* _SHORT EXERCISE_
Leave out the pictures and retype only the lines from the opening line to the line that holds "wl = list(range(325, 502))", both ends included.

>> Start DATA EXTRACT

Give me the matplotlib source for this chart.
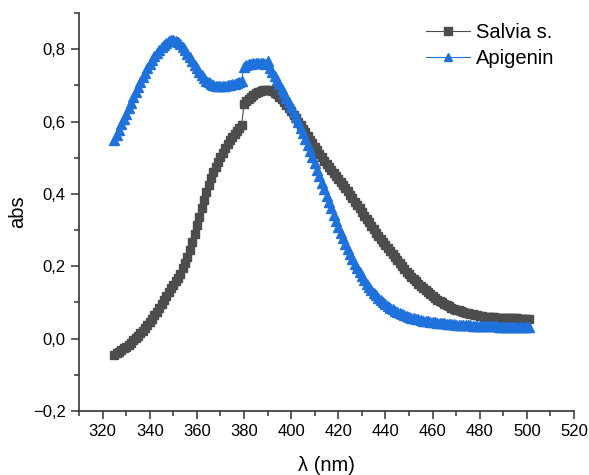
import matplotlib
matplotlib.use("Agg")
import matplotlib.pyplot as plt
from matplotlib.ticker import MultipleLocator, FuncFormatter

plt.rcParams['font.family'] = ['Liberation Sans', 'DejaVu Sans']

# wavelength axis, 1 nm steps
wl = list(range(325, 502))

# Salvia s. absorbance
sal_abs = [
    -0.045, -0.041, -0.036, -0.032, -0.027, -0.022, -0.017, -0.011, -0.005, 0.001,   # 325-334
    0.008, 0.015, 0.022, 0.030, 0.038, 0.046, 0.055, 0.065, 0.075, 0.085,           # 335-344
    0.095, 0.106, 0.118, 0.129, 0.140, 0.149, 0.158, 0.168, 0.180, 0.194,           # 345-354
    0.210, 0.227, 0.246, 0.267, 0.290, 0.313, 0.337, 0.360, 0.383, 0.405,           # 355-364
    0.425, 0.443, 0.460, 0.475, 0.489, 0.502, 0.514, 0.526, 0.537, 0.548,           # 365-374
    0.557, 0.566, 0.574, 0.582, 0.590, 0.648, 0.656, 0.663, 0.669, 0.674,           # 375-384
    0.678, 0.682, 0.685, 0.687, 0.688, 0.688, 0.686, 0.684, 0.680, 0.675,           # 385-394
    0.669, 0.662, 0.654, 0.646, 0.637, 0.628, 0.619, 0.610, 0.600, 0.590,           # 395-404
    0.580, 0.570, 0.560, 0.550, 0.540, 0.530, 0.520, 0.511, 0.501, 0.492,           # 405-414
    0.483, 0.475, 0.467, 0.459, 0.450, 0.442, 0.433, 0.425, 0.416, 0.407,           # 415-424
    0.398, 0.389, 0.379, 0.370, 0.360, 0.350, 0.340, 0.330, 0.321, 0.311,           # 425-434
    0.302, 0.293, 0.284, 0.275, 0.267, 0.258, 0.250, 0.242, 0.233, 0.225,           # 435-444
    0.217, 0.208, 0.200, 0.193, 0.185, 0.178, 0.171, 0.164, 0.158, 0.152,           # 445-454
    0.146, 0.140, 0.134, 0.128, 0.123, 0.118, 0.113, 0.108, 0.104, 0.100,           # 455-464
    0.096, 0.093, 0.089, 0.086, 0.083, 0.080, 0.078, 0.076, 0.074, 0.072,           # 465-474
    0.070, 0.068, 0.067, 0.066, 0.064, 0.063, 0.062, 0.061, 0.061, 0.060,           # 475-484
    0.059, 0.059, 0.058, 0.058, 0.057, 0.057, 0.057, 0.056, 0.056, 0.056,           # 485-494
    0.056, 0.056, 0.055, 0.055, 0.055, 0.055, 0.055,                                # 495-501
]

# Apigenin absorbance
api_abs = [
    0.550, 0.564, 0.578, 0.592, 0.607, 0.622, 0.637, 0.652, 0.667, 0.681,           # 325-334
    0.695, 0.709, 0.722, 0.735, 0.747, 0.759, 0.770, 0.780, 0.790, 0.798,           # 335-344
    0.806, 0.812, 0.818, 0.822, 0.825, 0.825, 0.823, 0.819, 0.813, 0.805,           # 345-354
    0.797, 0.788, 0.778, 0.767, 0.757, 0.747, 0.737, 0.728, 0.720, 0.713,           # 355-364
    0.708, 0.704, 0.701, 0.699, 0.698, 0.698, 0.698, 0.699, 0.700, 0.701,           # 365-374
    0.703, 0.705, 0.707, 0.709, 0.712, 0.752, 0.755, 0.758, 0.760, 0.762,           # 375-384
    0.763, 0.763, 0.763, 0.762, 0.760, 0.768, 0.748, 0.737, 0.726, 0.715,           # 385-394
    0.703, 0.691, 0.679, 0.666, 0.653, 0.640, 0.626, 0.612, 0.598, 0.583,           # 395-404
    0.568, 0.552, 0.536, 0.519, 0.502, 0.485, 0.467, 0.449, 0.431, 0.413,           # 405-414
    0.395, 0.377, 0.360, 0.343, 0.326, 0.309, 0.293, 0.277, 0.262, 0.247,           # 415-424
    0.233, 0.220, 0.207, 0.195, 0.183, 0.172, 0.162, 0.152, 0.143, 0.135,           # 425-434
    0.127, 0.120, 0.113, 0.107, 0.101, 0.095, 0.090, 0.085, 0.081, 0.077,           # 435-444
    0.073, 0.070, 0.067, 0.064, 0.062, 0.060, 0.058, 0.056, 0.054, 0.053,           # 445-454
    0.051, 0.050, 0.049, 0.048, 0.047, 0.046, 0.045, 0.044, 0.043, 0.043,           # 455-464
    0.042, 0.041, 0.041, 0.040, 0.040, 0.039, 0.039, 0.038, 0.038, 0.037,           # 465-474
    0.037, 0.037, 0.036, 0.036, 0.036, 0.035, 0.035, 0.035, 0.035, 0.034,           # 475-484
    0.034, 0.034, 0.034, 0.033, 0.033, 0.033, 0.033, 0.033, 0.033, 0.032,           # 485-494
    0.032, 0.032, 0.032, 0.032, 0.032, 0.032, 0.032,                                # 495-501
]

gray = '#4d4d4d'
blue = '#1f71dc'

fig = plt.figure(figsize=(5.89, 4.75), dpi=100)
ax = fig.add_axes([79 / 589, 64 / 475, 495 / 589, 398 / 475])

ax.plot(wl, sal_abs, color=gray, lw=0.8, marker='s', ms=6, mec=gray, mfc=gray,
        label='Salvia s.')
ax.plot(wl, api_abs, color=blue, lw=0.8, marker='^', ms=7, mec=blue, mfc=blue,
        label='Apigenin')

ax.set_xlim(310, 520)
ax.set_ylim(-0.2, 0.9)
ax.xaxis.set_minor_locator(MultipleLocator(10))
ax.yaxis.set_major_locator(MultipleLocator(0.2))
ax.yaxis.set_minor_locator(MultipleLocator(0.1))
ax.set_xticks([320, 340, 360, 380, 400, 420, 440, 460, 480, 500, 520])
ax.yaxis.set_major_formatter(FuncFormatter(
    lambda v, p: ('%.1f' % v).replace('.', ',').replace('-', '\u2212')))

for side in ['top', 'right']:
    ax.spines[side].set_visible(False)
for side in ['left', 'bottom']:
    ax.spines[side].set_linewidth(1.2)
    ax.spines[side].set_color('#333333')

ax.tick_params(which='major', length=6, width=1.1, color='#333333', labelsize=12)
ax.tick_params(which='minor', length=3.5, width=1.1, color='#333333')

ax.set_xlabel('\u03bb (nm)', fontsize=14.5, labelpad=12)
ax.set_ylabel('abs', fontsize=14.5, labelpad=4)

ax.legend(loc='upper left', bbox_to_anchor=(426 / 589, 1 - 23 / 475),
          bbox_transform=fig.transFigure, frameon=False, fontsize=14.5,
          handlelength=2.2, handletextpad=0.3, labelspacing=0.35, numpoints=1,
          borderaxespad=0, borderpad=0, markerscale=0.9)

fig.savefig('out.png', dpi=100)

>> End DATA EXTRACT

* _THE RESULT_
Give me the matplotlib source for this chart.
import matplotlib
matplotlib.use("Agg")
import matplotlib.pyplot as plt
from matplotlib.ticker import MultipleLocator, FuncFormatter

plt.rcParams['font.family'] = ['Liberation Sans', 'DejaVu Sans']

# wavelength axis, 1 nm steps
wl = list(range(325, 502))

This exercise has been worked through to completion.